Is God loving? The Bible says that God is love; however, it also portrays a God that floods the earth, takes the lives of the firstborn in Egypt, and lashes out time and again in His fury. How can a God of love be synonymous with the God of fury displayed in the Old Testament? Are we fools? “The fear of the Lord is the beginning of knowled≥ fools despise wisdom and instruction” (Pro 1:7). Twice in the Proverbs we’re told that the beginning of knowledge and wisdom is the fear of the Lord. Is it possible that we have become altogether ignorant simply because we’ve tossed out the Bible’s basic teaching on God’s fury? The Fury of God penetrates the paradox and shows that we cannot truly understand God’s love until we fully understand His fury.

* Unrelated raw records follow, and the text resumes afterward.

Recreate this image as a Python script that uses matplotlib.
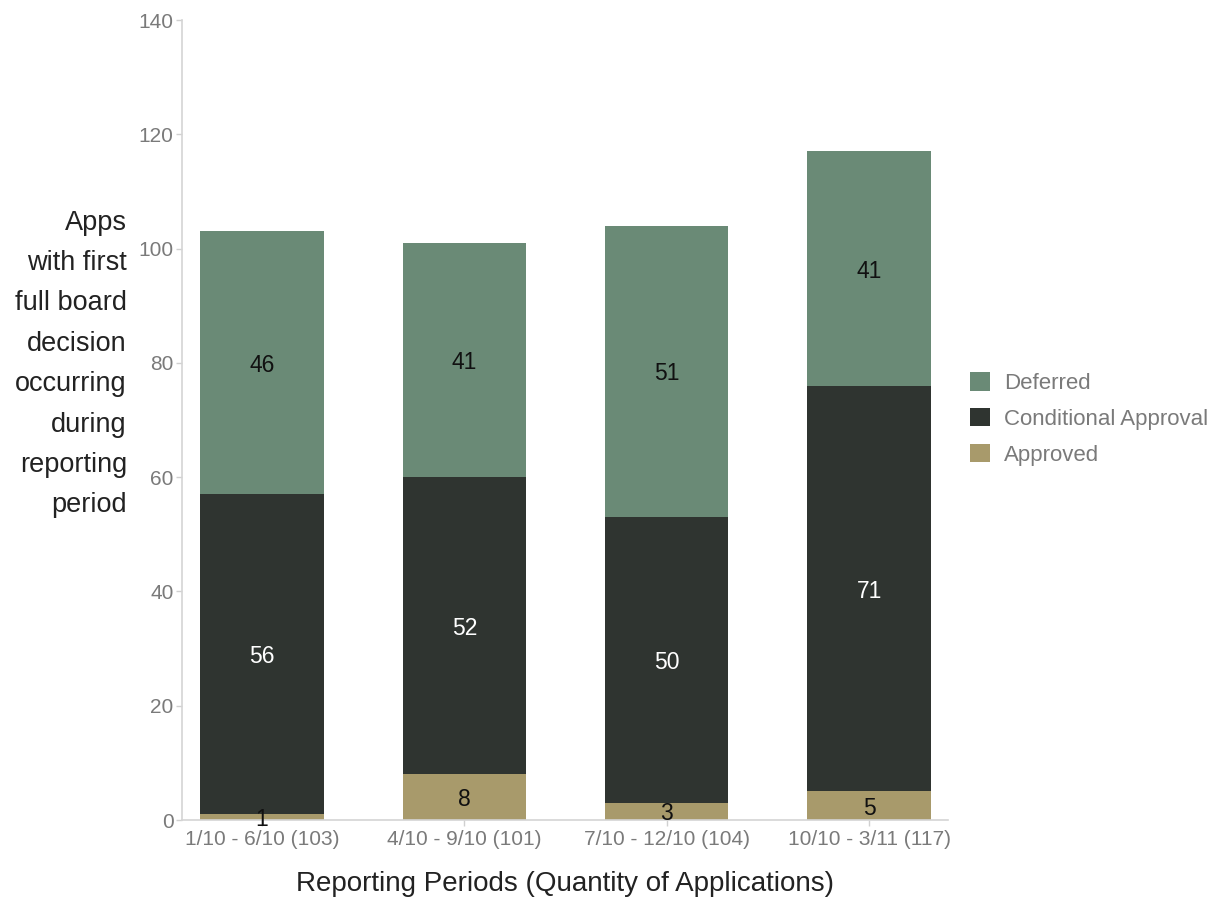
import matplotlib
matplotlib.use("Agg")
import matplotlib.pyplot as plt
import numpy as np

plt.rcParams['font.family'] = ['Liberation Sans', 'DejaVu Sans']

periods = ["1/10 - 6/10 (103)", "4/10 - 9/10 (101)", "7/10 - 12/10 (104)", "10/10 - 3/11 (117)"]
approved = [1, 8, 3, 5]
conditional = [56, 52, 50, 71]
deferred = [46, 41, 51, 41]

c_def = "#6a8a76"
c_cond = "#2f3430"
c_app = "#a89a6b"

fig = plt.figure(figsize=(12.18, 8.99), dpi=100)
ax = fig.add_axes([182/1218, 1-820/899, (948-182)/1218, 800/899])

x = np.arange(len(periods))
w = 0.61
a = np.array(approved); c = np.array(conditional); d = np.array(deferred)
b1 = ax.bar(x, a, w, color=c_app, label="Approved")
b2 = ax.bar(x, c, w, bottom=a, color=c_cond, label="Conditional Approval")
b3 = ax.bar(x, d, w, bottom=a + c, color=c_def, label="Deferred")

fs = 16.5
for i in range(len(x)):
    ax.text(x[i], a[i] / 2, str(a[i]), ha="center", va="center_baseline", fontsize=fs, color="#111111")
    ax.text(x[i], a[i] + c[i] / 2, str(c[i]), ha="center", va="center_baseline", fontsize=fs, color="white")
    ax.text(x[i], a[i] + c[i] + d[i] / 2, str(d[i]), ha="center", va="center_baseline", fontsize=fs, color="#111111")

ax.set_xlim(-0.396, 3.39)
ax.set_ylim(0, 140)
ax.set_yticks(range(0, 141, 20))
ax.set_xticks(x)
ax.set_xticklabels(periods)
for s in ["top", "right"]:
    ax.spines[s].set_visible(False)
for s in ["left", "bottom"]:
    ax.spines[s].set_color("#d4d4d4")
    ax.spines[s].set_linewidth(1.2)
ax.tick_params(axis="both", colors="#d0d0d0", labelcolor="#7a7a7a", labelsize=15, length=4, width=1)
ax.tick_params(axis="x", pad=3)
ax.tick_params(axis="y", pad=2)

ax.set_xlabel("Reporting Periods (Quantity of Applications)", fontsize=20, color="#222222", labelpad=16)
fig.text(127/1218, 1-364/899,
         "Apps\nwith first\nfull board\ndecision\noccurring\nduring\nreporting\nperiod",
         ha="right", va="center", fontsize=19.5, color="#222222", linespacing=1.72)

handles = [b3, b2, b1]
leg = fig.legend(handles, [h.get_label() for h in handles], loc="center left",
                 bbox_to_anchor=(970/1218, 1-419/899), frameon=False, fontsize=16,
                 handlelength=0.9, handleheight=0.9, labelspacing=0.62, handletextpad=0.65,
                 borderpad=0, borderaxespad=0)
for t in leg.get_texts():
    t.set_color("#7a7a7a")

fig.savefig("out.png", dpi=100)
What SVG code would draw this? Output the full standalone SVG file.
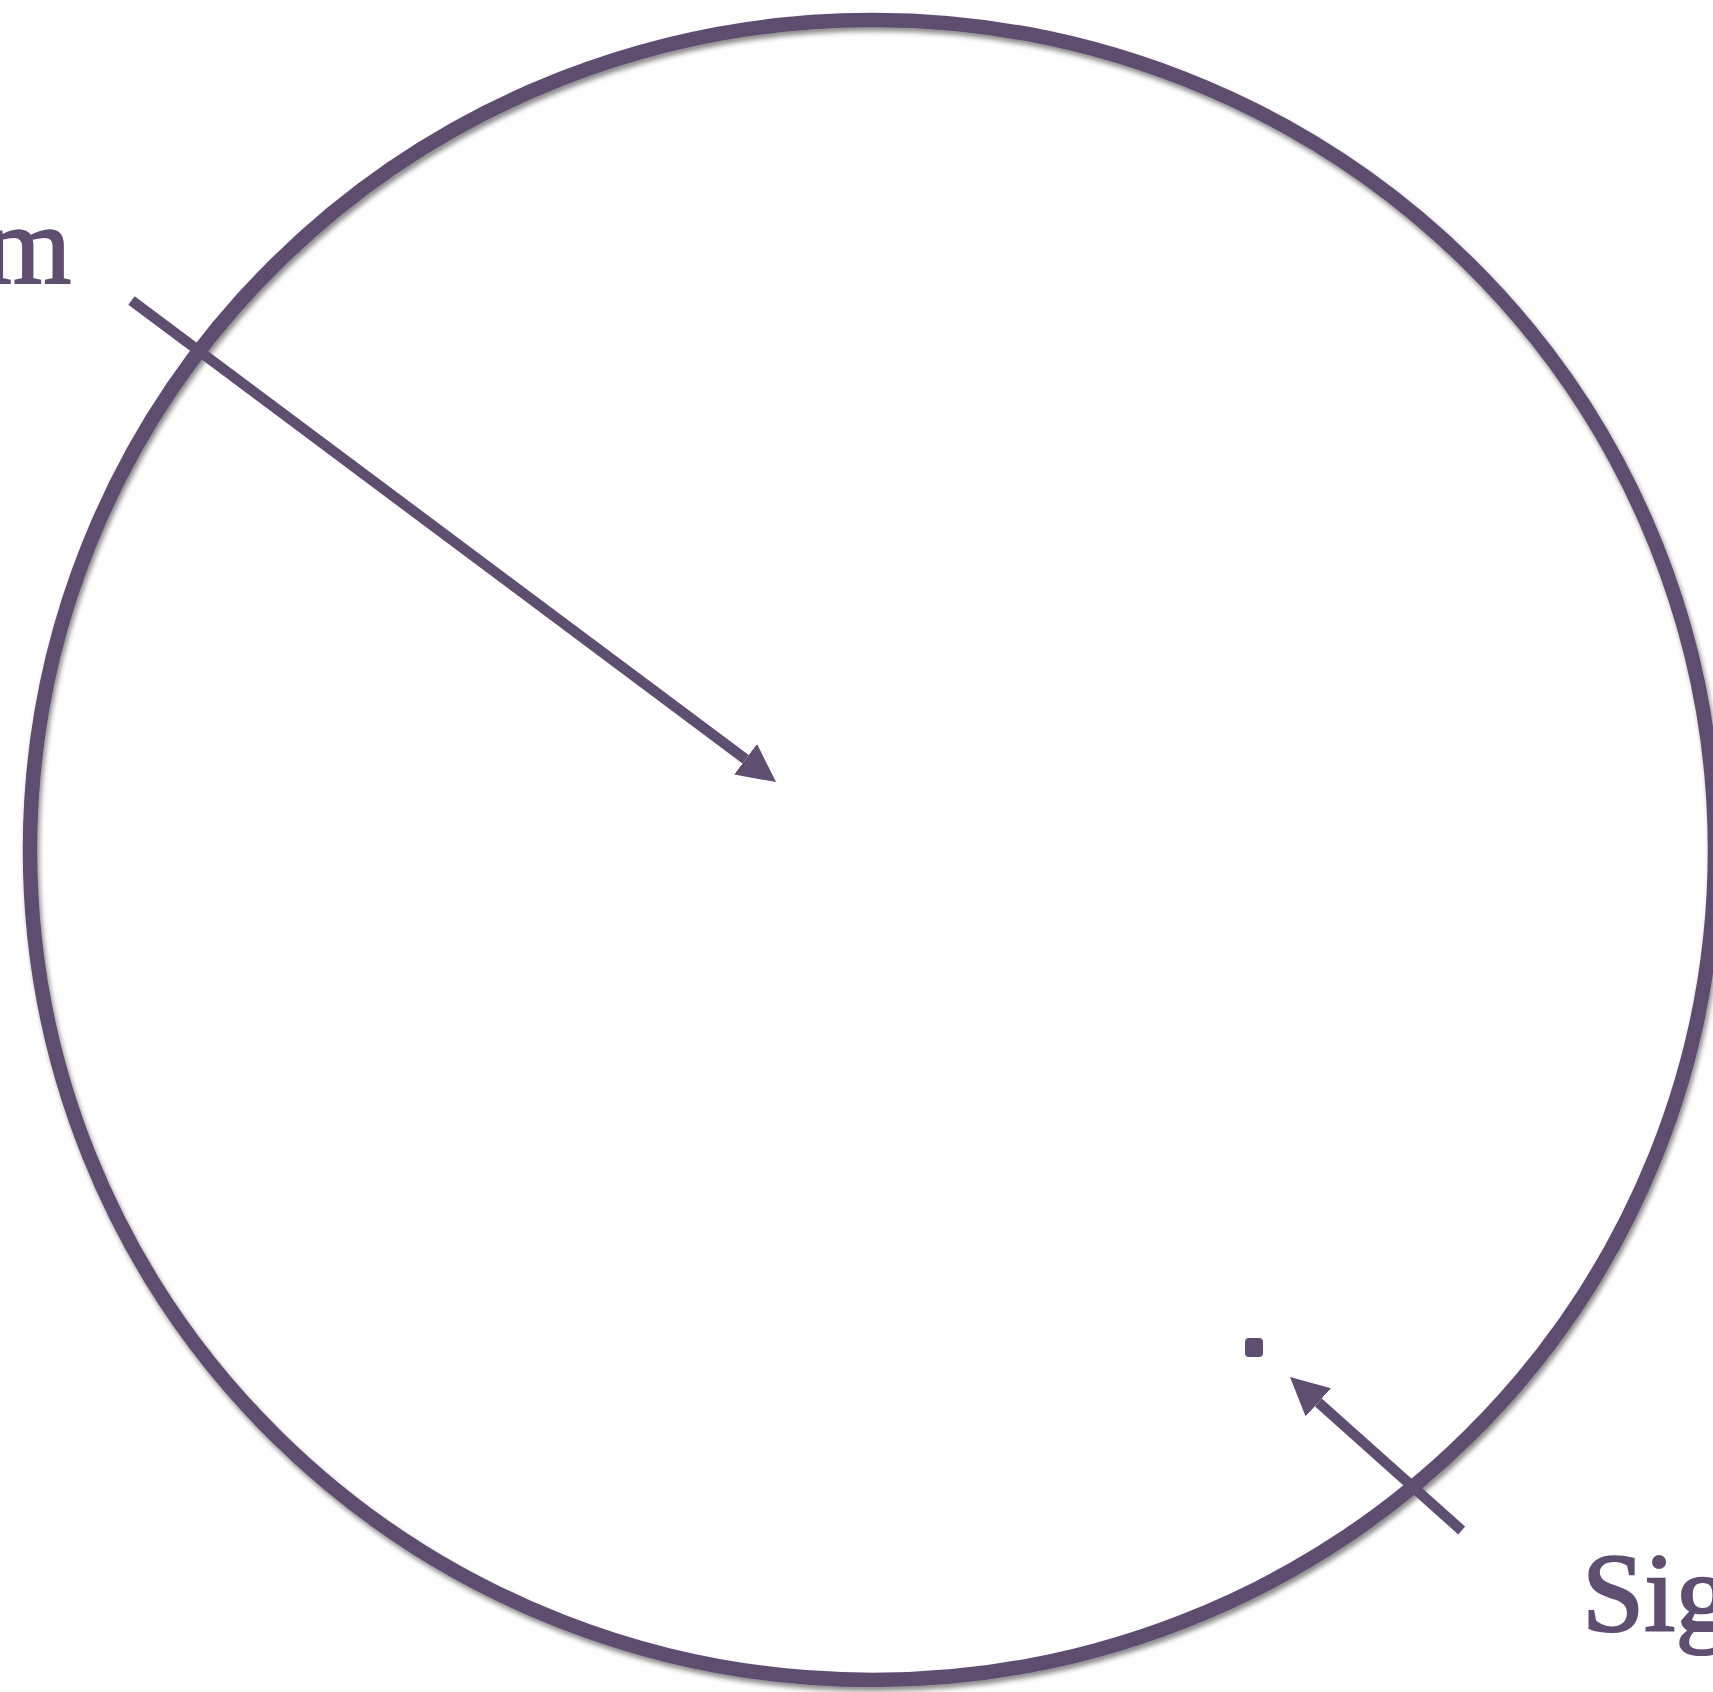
<svg xmlns="http://www.w3.org/2000/svg" width="1713" height="1692" viewBox="0 0 1713 1692">
<style>
.lbl{font-family:"Liberation Serif","DejaVu Serif",serif;font-size:112px;fill:#5e4e6f;stroke:#5e4e6f;stroke-width:2.2px}
.conn{stroke:#5e4e6f;stroke-width:10.5;fill:none}
</style>
<defs>
<filter id="sh" x="-5%" y="-5%" width="110%" height="110%">
<feDropShadow dx="2" dy="4" stdDeviation="2.5" flood-color="#000" flood-opacity="0.45"/>
</filter>
<marker id="ah" markerUnits="userSpaceOnUse" markerWidth="40" markerHeight="40" refX="0" refY="19" orient="auto" viewBox="0 0 40 38">
<path d="M0,0 L38,19 L0,38 z" fill="#5e4e6f"/>
</marker>
</defs>
<rect width="1713" height="1692" fill="#fff"/>
<g id="circle">
<ellipse cx="872.5" cy="850" rx="842.5" ry="830" fill="none" stroke="#5e4e6f" stroke-width="14.5" filter="url(#sh)"/>
</g>
<g id="label-m"><text class="lbl" x="71" y="283" text-anchor="end">m</text></g>
<g id="label-sig"><text class="lbl" x="1582" y="1631">Sig</text></g>
<g id="dot"><rect x="1245" y="1338" width="18" height="19" rx="4" fill="#5e4e6f"/></g>
<g id="connectors">
<line class="conn" x1="131.5" y1="300.5" x2="745.6" y2="759.3" marker-end="url(#ah)"/>
<line class="conn" x1="1461.7" y1="1530.5" x2="1318.3" y2="1402.3" marker-end="url(#ah)"/>
</g>
</svg>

If believers today are truly abiding in God’s Word, they will come face-to-face with the fury of God, and its truth will bring satisfaction to their souls. God’s people must know the truth. They longingly desire it. The truth is that our God is a consuming fire. He is a jealous God. He is a holy God. He is an unchanging God. He is a triune God. Our God is a God of fury. It is that God, the God of the Scriptures, whom I hope to resurrect in the hearts and minds of His people with this book.